So there’s a word for death from overwork — karoshi. More on this ruinous phenomenon:
Japan’s Killer Work Ethic
By Blaine Harden
Washington Post Foreign Service
Sunday, July 13, 2008; Page A12
TOKYO — Death from too much work is so commonplace in Japan that there is a word for it — karoshi. There is a national karoshi hotline, a karoshi self-help book and a law that funnels money to the widow and children of a salaryman (it’s almost always a man) who works himself into an early karoshi for the good of his company.
A local Japanese government agency ruled June 30 for the widow and children of a 45-year-old Toyota chief engineer who died in 2006. While organizing the worldwide manufacture of a hybrid version of the Camry sedan, the man had worked nights and weekends and often traveled abroad — putting in up to 114 hours of overtime a month — in the six months before he died in his bed of heart failure.

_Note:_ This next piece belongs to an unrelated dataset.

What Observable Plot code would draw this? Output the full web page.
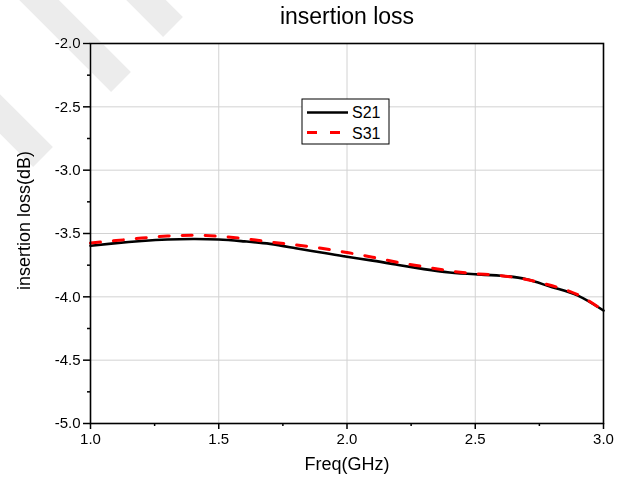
<!DOCTYPE html>
<html>
<head>
<meta charset="utf-8">
<script src="https://cdn.jsdelivr.net/npm/d3@7"></script>
<script src="https://cdn.jsdelivr.net/npm/@observablehq/plot@0.6"></script>
<style>
  html, body { margin: 0; padding: 0; background: white; }
  #wrap { position: relative; width: 620px; height: 480px; font-family: "Liberation Sans", Arial, sans-serif; }
  #wrap svg { position: absolute; left: 0; top: 0; }
  #marks { mix-blend-mode: darken; pointer-events: none; }
</style>
</head>
<body>
<div id="wrap"></div>
<script>
// ---- data ----
const freq = [1.0, 1.1, 1.2, 1.3, 1.4, 1.5, 1.6, 1.7, 1.8, 1.9, 2.0, 2.1, 2.2, 2.3, 2.4, 2.5, 2.6, 2.7, 2.8, 2.9, 3.0];
const s21 = [-3.597, -3.576, -3.559, -3.547, -3.543, -3.547, -3.562, -3.582, -3.616, -3.650, -3.684, -3.714, -3.748, -3.781, -3.808, -3.822, -3.834, -3.862, -3.924, -3.990, -4.108];
const s31 = [-3.575, -3.556, -3.536, -3.520, -3.514, -3.522, -3.540, -3.567, -3.590, -3.616, -3.650, -3.687, -3.728, -3.762, -3.795, -3.817, -3.833, -3.863, -3.913, -3.984, -4.108];
const seriesNames = ["S21", "S31"];
const xTicks = [1.0, 1.5, 2.0, 2.5, 3.0];
const xMinor = [1.25, 1.75, 2.25, 2.75];
const yTicks = [-5.0, -4.5, -4.0, -3.5, -3.0, -2.5, -2.0];
const yMinor = [-4.75, -4.25, -3.75, -3.25, -2.75, -2.25];
const titleText = "insertion loss";
const xLabel = "Freq(GHz)";
const yLabel = "insertion loss(dB)";

const rows21 = freq.map((f, i) => ({f, v: s21[i]}));
const rows31 = freq.map((f, i) => ({f, v: s31[i]}));
const fmt = d => d.toFixed(1);
const grid = "#d2d2d2";

const chart = Plot.plot({
  width: 620,
  height: 480,
  marginLeft: 90,
  marginRight: 17,
  marginTop: 43,
  marginBottom: 57,
  style: {fontFamily: '"Liberation Sans", Arial, sans-serif', background: "transparent", color: "black"},
  x: {domain: [1, 3]},
  y: {domain: [-5, -2]},
  marks: [
    Plot.gridX(xTicks.slice(1, -1), {stroke: grid, strokeOpacity: 1, strokeWidth: 1}),
    Plot.gridY(yTicks.slice(1, -1), {stroke: grid, strokeOpacity: 1, strokeWidth: 1}),
    Plot.line(rows21, {x: "f", y: "v", stroke: "black", strokeWidth: 2.6, curve: "natural"}),
    Plot.line(rows31, {x: "f", y: "v", stroke: "#ff0000", strokeWidth: 3, strokeDasharray: "10,13", curve: "natural"}),
    Plot.frame({stroke: "black", strokeWidth: 1.6}),
    Plot.axisX(xTicks, {tickSize: 6, tickPadding: 4, fontSize: 15, tickFormat: fmt, label: null, strokeWidth: 1.5}),
    Plot.axisX(xMinor, {tickSize: 3, text: null, label: null, strokeWidth: 1.5}),
    Plot.axisY(yTicks, {tickSize: 7, tickPadding: 3, fontSize: 15, tickFormat: fmt, label: null, strokeWidth: 1.5}),
    Plot.axisY(yMinor, {tickSize: 3, text: null, label: null, strokeWidth: 1.5}),
    Plot.text([titleText], {frameAnchor: "top", dy: -20, lineAnchor: "bottom", fontSize: 23, fill: "black"}),
    Plot.text([xLabel], {frameAnchor: "bottom", dy: 46, fontSize: 18, fill: "black"}),
    Plot.text([yLabel], {frameAnchor: "left", textAnchor: "middle", dx: -66, dy: -13, rotate: -90, fontSize: 18, fill: "black"})
  ]
});
document.getElementById("wrap").appendChild(chart);

// ---- legend and watermark overlay ----
const ov = d3.select("#wrap").append("svg").attr("id", "marks").attr("width", 620).attr("height", 480);
// faint diagonal watermark stripes (decoration)
const caps = [[121, 82], [173, 27], [43, 157]];
const hw = 14, back = 260;
caps.forEach(([cx, cy]) => {
  const px = hw / Math.SQRT2, py = -hw / Math.SQRT2;
  const bx = back / Math.SQRT2;
  const pts = [[cx + px, cy + py], [cx - px, cy - py], [cx - px - bx, cy - py - bx], [cx + px - bx, cy + py - bx]];
  ov.append("polygon").attr("points", pts.map(p => p.join(",")).join(" ")).attr("fill", "#ececec");
});
const lg = d3.select("#wrap").append("svg").attr("width", 620).attr("height", 480).style("pointer-events", "none");
lg.append("rect").attr("x", 302).attr("y", 99).attr("width", 87).attr("height", 45).attr("fill", "white").attr("stroke", "black").attr("stroke-width", 1);
lg.append("line").attr("x1", 307).attr("x2", 348).attr("y1", 112.5).attr("y2", 112.5).attr("stroke", "black").attr("stroke-width", 2.6);
lg.append("line").attr("x1", 307).attr("x2", 348).attr("y1", 132.5).attr("y2", 132.5).attr("stroke", "#ff0000").attr("stroke-width", 3).attr("stroke-dasharray", "10,13");
seriesNames.forEach((n, i) => {
  lg.append("text").attr("x", 352).attr("y", 118 + i * 20.5).attr("font-size", 16).attr("font-family", '"Liberation Sans", Arial, sans-serif').text(n);
});
</script>
</body>
</html>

The cause of death was too much work, according to a ruling by the Labor Bureau of Aichi prefecture, where Toyota has its headquarters. The engineer’s daughter found his body on Jan. 2, 2006, the day before he was supposed to fly yet again to the United States for more work on the Camry launch, said Mikio Mizuno, an attorney for his wife.
I’m starting to suspect that even though I think I’m handling things fine, I might be missing all sorts of signs pointing to a stress level that’s actually off the charts, steadily steering me towards an early whatever. Or maybe it’s just the aging process. With little more than half a year left before the lights hit thirty, I’d like very much to take on new experiences, try on more hats, start joining those dots from long ago and far away. Grow up?
Last year, I’d quizzed Sayesha and her pals R and A on what their “efficiency rates” were at the office — Sayesha thought hers had dropped in recent years (if I recall correctly, she claimed it was 60% — I believed 0% of that), R assured us his was 100%, while A was very modest indeed (I’m sure it’s because she only needs to expend half the energy to achieve the same ends as her colleagues!).
I was quite interested in that sort of thing because, well, I’d decided to head to HK partly because I thought I’d learn to be freakishly efficient among an allegedly dynamic and driven people. My conclusion is … no matter where you are, what you do or who you’re with, you must continually find ways to motivate yourself and renew, broaden or deepen your interest in your work. Sheer terror at hurting your “reputation” and letting your native land down can only last so long, before you start getting too comfortable.
Hmm, I’m thinking this is true even if you’re in dream-job mode. Are you in dream-job mode??? I’m not, though I’m still motivated. Maybe some dreams should be left unfulfilled, just to make thoughts of the future bearable.